══ Extracted information
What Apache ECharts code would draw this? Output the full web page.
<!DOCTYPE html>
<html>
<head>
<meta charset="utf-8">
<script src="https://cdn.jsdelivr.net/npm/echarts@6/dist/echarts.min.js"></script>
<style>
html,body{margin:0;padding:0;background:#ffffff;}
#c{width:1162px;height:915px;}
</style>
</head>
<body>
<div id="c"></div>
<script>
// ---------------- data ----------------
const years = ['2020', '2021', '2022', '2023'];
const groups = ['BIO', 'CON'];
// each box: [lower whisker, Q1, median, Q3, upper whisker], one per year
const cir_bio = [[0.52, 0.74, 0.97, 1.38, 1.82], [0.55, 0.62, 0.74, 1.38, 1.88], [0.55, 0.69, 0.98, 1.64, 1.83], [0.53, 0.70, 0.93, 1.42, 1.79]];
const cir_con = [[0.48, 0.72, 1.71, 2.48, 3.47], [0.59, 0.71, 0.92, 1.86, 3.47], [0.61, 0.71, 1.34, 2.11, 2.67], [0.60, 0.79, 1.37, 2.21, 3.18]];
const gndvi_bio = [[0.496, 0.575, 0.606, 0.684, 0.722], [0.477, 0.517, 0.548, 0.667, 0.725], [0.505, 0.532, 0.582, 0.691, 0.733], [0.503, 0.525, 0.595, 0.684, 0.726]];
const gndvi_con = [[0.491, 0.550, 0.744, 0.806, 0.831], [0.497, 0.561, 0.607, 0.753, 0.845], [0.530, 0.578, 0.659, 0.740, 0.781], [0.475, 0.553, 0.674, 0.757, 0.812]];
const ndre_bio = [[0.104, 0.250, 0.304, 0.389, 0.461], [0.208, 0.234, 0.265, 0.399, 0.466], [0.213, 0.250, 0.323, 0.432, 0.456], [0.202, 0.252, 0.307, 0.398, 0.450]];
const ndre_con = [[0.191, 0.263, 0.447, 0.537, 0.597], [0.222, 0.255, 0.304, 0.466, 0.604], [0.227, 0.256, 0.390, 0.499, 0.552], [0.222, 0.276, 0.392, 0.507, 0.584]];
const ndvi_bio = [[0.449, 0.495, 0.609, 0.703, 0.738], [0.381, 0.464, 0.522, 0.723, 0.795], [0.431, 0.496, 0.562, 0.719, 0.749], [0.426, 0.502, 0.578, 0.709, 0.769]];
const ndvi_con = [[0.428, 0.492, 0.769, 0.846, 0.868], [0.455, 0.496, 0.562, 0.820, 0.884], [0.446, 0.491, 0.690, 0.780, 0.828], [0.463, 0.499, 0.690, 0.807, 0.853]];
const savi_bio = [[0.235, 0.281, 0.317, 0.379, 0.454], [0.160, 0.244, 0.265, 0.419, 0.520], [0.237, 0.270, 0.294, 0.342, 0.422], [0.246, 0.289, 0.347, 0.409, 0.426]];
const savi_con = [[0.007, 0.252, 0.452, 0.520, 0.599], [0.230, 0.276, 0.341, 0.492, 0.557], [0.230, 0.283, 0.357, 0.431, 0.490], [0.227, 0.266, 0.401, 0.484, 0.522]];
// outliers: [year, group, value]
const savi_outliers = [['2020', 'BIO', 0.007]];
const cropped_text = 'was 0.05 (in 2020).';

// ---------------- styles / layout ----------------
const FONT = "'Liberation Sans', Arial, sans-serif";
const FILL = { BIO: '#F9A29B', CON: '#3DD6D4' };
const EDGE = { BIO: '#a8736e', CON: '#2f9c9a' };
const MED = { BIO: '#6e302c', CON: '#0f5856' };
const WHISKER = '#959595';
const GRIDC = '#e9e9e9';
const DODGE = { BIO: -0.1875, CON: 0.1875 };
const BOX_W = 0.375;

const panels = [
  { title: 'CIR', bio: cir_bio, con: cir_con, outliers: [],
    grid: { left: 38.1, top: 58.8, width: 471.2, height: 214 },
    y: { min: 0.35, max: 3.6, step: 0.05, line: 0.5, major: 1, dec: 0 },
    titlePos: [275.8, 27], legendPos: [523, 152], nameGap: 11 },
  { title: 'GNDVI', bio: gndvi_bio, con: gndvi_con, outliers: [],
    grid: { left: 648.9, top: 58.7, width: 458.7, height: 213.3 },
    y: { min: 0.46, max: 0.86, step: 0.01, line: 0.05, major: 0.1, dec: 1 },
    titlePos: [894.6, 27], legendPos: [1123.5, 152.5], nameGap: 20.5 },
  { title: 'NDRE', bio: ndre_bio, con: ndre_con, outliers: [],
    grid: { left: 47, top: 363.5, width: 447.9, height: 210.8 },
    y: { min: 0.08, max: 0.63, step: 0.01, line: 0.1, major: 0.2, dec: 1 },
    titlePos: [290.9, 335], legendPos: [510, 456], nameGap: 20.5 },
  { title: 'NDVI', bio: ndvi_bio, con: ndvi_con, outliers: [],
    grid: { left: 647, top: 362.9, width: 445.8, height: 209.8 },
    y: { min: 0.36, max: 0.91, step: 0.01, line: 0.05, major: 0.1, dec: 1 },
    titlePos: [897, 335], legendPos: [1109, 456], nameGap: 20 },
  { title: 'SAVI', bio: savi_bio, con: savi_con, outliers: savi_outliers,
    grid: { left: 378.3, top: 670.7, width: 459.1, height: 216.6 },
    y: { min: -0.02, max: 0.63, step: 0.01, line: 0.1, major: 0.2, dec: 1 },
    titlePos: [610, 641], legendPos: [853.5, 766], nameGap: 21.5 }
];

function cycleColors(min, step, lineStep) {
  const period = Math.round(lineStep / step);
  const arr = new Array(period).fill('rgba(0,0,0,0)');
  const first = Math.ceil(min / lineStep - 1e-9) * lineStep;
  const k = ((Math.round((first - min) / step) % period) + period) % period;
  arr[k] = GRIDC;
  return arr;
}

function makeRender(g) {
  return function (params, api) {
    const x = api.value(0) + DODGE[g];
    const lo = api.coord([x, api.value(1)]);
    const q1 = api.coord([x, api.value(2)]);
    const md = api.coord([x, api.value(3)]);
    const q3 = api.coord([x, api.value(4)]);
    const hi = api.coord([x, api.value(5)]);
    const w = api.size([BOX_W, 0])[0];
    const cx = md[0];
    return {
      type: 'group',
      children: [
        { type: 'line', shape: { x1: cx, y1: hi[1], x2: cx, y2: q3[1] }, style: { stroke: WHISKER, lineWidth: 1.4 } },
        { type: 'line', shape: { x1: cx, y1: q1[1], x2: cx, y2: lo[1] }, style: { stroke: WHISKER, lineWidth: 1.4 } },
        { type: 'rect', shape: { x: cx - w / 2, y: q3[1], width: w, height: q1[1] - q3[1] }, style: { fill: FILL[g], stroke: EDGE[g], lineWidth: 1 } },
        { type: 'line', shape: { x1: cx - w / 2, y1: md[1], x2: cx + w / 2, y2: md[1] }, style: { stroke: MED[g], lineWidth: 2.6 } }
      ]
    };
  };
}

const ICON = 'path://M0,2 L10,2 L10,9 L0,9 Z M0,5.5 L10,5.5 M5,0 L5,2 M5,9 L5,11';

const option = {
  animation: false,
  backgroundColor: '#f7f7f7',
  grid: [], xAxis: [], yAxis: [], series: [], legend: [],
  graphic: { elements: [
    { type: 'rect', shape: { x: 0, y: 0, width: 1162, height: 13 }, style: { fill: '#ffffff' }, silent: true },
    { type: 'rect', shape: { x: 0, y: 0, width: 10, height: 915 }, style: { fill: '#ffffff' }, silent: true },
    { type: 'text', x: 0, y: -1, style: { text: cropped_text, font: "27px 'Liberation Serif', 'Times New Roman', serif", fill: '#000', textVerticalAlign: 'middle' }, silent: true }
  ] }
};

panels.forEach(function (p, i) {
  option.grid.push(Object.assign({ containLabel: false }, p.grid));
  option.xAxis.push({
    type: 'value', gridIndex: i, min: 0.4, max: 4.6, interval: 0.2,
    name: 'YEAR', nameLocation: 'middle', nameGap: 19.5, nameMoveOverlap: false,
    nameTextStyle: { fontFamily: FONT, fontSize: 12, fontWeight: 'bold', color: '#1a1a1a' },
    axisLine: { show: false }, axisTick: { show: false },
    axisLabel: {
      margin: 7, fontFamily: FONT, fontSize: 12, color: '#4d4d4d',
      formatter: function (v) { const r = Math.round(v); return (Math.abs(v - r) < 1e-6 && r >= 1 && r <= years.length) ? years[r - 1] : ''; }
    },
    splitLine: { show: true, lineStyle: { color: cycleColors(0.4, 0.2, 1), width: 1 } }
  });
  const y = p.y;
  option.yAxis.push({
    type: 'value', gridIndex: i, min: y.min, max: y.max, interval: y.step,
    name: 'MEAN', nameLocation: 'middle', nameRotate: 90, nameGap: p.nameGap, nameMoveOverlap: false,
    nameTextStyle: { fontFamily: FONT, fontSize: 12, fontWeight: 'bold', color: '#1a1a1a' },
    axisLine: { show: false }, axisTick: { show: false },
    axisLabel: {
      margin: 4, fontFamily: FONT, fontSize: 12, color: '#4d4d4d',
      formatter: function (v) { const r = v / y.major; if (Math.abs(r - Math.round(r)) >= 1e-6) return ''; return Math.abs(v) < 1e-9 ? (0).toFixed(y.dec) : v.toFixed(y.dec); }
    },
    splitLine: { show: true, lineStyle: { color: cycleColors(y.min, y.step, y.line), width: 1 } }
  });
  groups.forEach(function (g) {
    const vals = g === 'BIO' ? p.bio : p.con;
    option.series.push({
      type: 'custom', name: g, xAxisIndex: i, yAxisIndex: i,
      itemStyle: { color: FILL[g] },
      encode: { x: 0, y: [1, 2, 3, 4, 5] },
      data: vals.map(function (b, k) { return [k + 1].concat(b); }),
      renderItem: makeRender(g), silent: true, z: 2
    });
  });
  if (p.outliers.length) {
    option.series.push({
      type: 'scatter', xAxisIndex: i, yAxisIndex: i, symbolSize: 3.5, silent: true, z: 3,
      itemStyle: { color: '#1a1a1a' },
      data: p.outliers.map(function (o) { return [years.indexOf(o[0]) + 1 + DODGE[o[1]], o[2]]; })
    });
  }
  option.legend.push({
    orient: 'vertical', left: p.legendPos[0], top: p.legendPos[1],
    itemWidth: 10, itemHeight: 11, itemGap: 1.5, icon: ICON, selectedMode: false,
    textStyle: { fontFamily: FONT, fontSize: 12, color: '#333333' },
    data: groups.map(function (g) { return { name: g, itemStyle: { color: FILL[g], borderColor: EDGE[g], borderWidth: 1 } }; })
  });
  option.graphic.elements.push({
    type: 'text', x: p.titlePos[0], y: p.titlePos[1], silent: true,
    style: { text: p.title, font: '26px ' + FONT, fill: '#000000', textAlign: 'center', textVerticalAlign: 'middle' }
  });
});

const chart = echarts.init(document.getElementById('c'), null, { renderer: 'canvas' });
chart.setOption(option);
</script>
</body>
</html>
════
══ Extracted information
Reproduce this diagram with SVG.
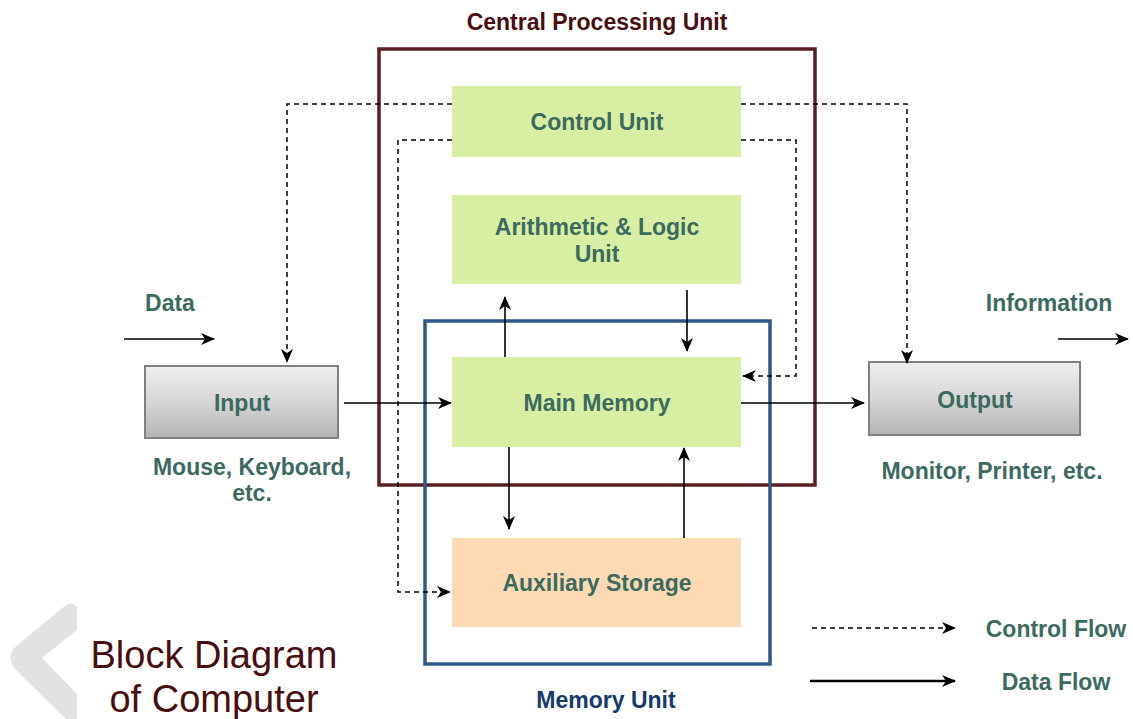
════
══ Extracted information
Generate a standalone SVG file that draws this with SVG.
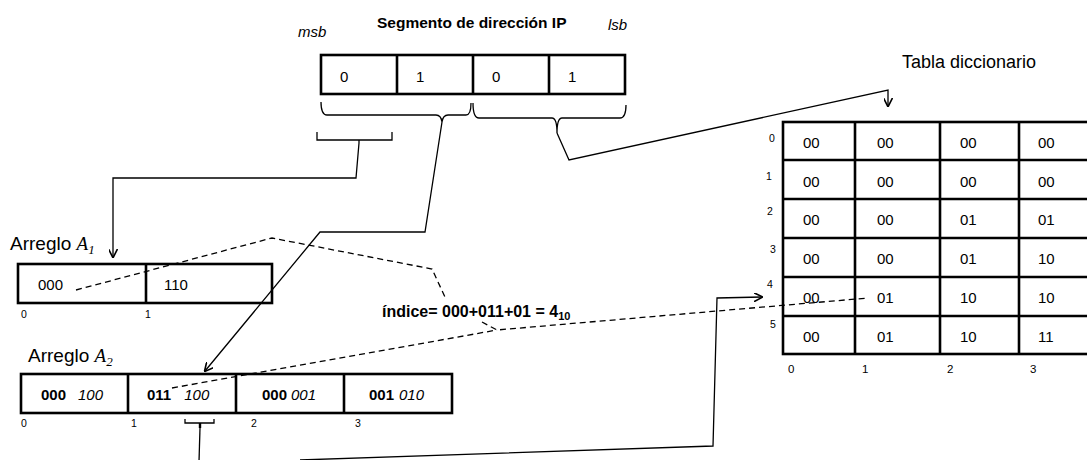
════
§ Exercise goal
Identify the lines of the entries containing the string "with". Copy each such line.

§ Correct output
Reproduce this diagram with SVG.
Generate a standalone SVG file that draws this with SVG.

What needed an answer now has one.